EXERCISE INSTRUCTIONS
Locate each line holding the string "script" and copy it.

--- BEGIN PROVIDED MATERIAL ---

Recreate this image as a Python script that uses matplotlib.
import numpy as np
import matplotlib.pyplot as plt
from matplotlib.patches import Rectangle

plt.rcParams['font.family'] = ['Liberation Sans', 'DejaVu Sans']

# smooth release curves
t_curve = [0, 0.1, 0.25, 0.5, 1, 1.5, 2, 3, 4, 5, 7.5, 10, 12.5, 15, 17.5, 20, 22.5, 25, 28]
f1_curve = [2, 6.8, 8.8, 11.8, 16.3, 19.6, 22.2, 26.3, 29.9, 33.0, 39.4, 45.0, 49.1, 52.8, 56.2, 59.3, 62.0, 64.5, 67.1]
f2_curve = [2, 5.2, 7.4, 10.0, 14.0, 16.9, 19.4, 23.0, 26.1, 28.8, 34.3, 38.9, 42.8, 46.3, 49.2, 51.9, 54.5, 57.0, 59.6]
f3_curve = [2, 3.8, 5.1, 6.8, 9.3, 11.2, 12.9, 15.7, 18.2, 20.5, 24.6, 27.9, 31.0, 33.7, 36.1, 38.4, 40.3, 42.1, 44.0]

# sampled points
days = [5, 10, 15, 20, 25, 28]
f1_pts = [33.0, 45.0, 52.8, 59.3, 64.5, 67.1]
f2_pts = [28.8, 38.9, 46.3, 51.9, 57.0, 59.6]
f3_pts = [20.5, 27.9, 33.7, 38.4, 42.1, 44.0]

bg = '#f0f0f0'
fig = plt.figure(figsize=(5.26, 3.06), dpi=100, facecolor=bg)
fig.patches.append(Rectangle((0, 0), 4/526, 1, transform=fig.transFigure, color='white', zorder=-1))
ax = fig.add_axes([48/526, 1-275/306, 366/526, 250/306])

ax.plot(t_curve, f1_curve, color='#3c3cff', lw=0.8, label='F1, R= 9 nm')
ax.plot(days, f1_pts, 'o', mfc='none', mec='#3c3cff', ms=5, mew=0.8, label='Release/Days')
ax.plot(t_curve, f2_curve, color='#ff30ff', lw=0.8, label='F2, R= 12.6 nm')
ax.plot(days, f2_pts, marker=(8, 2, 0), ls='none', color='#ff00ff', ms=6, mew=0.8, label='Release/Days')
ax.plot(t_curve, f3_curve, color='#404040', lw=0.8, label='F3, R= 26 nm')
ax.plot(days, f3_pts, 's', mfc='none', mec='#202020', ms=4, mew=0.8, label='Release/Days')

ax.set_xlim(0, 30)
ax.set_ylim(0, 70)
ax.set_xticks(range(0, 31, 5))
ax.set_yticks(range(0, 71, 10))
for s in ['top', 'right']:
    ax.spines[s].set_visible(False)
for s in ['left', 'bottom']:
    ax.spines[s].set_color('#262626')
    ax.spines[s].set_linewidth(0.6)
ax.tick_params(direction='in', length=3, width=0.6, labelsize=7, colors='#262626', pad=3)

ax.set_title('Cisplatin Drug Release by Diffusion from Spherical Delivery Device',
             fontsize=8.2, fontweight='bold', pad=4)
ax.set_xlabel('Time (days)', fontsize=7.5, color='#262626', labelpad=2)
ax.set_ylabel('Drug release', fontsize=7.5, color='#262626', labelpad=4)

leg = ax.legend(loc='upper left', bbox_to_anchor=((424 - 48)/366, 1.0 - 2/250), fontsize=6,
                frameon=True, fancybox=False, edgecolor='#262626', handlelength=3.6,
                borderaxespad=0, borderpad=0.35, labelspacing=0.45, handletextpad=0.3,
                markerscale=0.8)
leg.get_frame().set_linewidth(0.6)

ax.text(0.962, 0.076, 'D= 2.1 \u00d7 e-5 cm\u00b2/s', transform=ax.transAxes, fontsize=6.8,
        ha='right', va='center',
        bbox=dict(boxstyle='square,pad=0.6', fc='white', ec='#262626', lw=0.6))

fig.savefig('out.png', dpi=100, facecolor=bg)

--- END PROVIDED MATERIAL ---
--- BEGIN PROVIDED MATERIAL ---

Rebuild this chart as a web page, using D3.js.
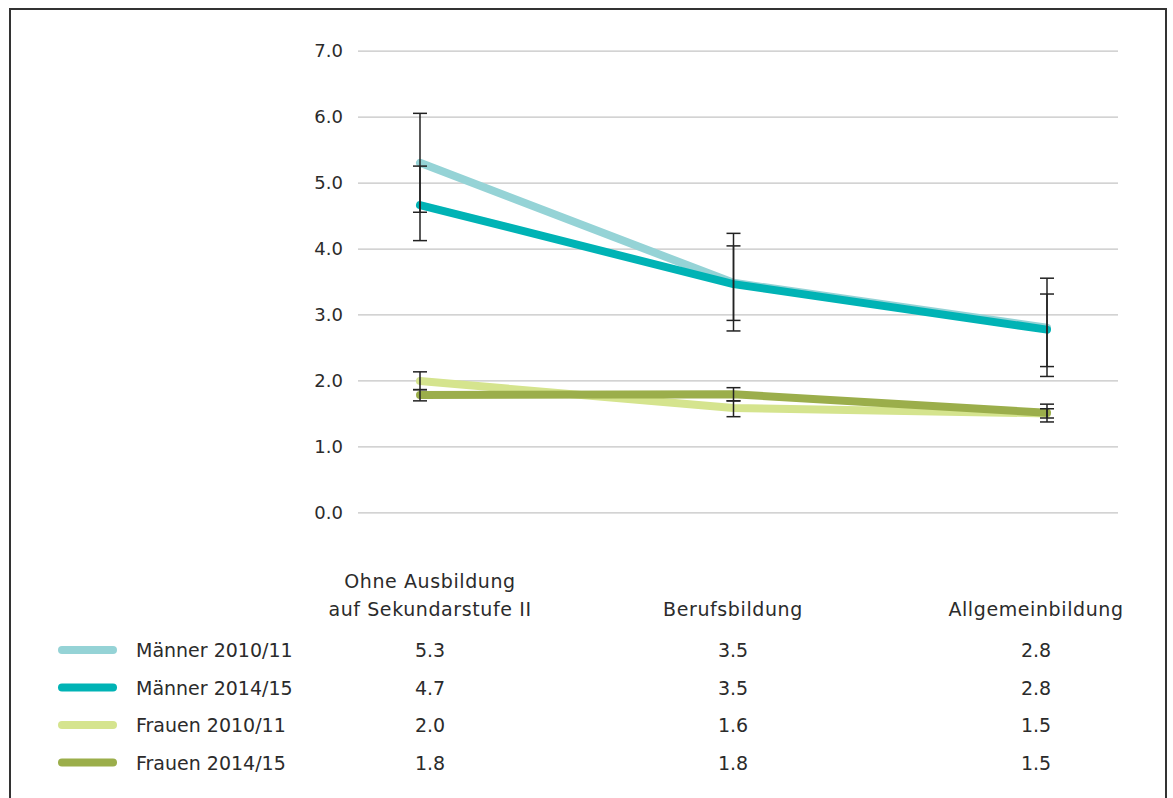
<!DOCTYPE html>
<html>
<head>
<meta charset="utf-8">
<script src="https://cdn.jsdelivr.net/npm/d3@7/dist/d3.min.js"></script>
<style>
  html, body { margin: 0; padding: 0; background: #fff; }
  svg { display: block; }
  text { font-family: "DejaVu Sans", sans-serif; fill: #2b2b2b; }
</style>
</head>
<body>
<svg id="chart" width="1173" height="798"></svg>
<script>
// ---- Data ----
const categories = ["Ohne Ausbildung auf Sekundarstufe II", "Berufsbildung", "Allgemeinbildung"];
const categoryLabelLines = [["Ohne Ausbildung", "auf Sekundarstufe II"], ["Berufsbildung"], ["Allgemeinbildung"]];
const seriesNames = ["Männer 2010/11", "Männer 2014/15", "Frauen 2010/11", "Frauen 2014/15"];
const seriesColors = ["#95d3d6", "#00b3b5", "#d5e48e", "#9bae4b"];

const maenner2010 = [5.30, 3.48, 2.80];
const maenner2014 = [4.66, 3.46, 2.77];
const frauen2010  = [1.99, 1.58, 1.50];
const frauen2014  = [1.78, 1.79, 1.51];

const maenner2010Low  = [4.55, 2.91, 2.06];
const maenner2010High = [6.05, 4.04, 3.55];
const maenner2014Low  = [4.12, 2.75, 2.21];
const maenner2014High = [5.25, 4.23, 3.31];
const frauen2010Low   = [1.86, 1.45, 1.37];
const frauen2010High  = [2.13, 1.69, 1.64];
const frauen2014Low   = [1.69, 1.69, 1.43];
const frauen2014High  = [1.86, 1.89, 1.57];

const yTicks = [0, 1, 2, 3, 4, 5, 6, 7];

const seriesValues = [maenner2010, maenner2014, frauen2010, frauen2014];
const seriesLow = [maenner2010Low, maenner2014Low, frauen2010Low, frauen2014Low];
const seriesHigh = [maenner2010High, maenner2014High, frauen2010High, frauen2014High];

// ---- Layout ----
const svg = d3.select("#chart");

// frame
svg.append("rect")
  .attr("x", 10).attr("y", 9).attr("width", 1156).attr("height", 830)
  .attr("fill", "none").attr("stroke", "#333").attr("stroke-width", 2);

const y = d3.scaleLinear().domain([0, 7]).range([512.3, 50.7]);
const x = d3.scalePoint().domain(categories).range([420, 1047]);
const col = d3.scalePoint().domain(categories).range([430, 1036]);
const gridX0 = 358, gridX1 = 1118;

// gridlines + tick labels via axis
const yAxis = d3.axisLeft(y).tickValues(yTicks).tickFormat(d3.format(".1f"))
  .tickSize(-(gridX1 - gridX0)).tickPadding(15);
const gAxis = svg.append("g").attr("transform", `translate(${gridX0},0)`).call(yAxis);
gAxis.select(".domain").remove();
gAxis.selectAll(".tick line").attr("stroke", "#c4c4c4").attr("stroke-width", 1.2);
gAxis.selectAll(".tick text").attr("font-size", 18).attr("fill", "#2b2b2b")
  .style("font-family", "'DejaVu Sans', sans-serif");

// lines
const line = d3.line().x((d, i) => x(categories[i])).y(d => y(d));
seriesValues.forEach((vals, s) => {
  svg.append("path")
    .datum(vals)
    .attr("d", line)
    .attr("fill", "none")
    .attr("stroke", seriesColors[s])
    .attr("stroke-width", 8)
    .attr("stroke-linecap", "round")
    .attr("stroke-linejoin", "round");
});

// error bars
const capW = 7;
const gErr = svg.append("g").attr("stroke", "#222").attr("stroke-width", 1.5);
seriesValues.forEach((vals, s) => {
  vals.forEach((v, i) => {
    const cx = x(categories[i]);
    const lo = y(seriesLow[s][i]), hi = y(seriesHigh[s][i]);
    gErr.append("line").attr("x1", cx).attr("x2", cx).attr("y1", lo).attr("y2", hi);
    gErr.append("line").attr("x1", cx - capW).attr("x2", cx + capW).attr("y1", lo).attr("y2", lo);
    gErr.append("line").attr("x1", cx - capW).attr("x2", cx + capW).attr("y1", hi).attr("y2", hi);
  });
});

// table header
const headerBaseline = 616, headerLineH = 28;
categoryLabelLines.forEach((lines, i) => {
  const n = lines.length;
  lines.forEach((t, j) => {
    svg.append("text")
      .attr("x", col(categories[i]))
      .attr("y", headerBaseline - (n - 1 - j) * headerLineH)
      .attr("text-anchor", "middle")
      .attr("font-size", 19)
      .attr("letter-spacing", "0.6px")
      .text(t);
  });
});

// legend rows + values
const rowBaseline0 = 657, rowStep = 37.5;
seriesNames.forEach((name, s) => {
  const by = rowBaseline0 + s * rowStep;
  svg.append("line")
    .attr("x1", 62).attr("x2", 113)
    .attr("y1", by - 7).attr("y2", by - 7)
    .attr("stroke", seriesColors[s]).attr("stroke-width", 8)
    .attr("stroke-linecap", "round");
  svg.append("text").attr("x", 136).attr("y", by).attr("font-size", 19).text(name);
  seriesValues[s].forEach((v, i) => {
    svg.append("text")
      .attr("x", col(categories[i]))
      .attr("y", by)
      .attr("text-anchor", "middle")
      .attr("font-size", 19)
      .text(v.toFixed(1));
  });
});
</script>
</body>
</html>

--- END PROVIDED MATERIAL ---
--- BEGIN PROVIDED MATERIAL ---

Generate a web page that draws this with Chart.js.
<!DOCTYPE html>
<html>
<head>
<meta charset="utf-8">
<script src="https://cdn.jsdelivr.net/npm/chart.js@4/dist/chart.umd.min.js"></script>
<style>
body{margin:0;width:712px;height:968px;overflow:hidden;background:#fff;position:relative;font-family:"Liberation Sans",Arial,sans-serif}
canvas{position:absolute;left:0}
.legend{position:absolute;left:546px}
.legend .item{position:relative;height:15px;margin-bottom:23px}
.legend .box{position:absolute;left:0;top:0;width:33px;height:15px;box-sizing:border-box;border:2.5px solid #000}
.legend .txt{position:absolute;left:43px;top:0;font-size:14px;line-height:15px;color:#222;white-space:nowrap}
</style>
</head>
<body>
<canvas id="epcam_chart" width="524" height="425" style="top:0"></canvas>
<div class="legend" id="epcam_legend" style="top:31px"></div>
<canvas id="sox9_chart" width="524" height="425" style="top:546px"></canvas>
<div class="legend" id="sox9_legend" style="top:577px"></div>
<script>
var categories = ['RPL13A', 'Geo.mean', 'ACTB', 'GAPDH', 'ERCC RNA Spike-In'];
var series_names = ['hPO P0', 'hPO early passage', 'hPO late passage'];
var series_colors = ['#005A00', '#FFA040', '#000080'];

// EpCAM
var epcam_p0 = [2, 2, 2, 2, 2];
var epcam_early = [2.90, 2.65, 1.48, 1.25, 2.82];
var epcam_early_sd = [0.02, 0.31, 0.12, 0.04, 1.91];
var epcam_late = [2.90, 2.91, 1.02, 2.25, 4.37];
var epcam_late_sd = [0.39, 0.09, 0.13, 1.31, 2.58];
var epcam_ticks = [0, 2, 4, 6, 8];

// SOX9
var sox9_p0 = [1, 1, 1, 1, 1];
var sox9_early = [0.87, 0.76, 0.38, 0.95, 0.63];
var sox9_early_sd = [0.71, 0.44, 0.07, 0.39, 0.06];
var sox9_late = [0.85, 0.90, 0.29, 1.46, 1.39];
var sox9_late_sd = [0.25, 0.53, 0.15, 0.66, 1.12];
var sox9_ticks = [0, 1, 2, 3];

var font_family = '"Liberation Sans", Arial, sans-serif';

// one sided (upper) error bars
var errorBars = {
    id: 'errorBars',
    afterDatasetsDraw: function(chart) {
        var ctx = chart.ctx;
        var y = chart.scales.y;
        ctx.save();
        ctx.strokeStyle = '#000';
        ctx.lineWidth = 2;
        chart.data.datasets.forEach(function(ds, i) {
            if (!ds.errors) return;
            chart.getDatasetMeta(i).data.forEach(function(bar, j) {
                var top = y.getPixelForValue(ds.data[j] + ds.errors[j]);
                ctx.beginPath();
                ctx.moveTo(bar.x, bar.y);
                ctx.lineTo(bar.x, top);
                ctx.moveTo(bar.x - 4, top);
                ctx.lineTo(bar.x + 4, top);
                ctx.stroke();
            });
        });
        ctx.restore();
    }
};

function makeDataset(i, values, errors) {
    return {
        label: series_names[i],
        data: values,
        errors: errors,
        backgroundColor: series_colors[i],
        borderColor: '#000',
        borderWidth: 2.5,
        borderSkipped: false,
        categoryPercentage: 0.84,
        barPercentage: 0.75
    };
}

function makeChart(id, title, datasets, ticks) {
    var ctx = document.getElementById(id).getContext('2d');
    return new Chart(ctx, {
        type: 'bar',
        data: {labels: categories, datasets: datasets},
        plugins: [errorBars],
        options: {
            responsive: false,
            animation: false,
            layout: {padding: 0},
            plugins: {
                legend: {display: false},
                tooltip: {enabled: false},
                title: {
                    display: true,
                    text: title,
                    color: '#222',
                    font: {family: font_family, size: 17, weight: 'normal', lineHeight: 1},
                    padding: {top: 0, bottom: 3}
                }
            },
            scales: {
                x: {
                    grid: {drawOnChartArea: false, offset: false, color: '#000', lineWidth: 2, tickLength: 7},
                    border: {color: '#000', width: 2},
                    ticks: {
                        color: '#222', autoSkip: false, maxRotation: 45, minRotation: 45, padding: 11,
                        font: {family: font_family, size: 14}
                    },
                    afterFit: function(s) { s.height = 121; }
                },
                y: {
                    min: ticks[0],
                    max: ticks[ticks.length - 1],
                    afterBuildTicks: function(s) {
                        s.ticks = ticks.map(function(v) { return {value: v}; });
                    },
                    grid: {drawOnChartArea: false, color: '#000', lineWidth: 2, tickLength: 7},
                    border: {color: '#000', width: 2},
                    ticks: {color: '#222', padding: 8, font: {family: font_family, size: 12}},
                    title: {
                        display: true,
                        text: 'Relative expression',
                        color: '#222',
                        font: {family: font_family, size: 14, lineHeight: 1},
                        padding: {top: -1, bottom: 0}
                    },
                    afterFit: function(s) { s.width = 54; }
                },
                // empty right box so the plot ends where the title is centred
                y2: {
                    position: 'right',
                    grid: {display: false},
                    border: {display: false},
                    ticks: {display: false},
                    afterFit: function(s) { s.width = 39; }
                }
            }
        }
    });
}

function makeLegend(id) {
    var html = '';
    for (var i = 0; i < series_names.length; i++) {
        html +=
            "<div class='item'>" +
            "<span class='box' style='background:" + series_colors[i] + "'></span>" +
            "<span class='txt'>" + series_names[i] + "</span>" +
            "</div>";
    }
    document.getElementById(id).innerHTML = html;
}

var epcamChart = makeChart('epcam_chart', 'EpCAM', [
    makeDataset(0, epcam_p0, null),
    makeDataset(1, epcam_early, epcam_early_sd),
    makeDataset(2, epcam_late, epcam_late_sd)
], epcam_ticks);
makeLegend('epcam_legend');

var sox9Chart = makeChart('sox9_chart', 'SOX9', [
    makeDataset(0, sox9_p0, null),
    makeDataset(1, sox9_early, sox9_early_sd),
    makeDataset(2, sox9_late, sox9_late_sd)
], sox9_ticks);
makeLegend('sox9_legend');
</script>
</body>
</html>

--- END PROVIDED MATERIAL ---

SOLUTION TO THE PROBLEM
Recreate this image as a Python script that uses matplotlib.
<script src="https://cdn.jsdelivr.net/npm/d3@7/dist/d3.min.js"></script>
<script>
</script>
<script src="https://cdn.jsdelivr.net/npm/chart.js@4/dist/chart.umd.min.js"></script>
<script>
</script>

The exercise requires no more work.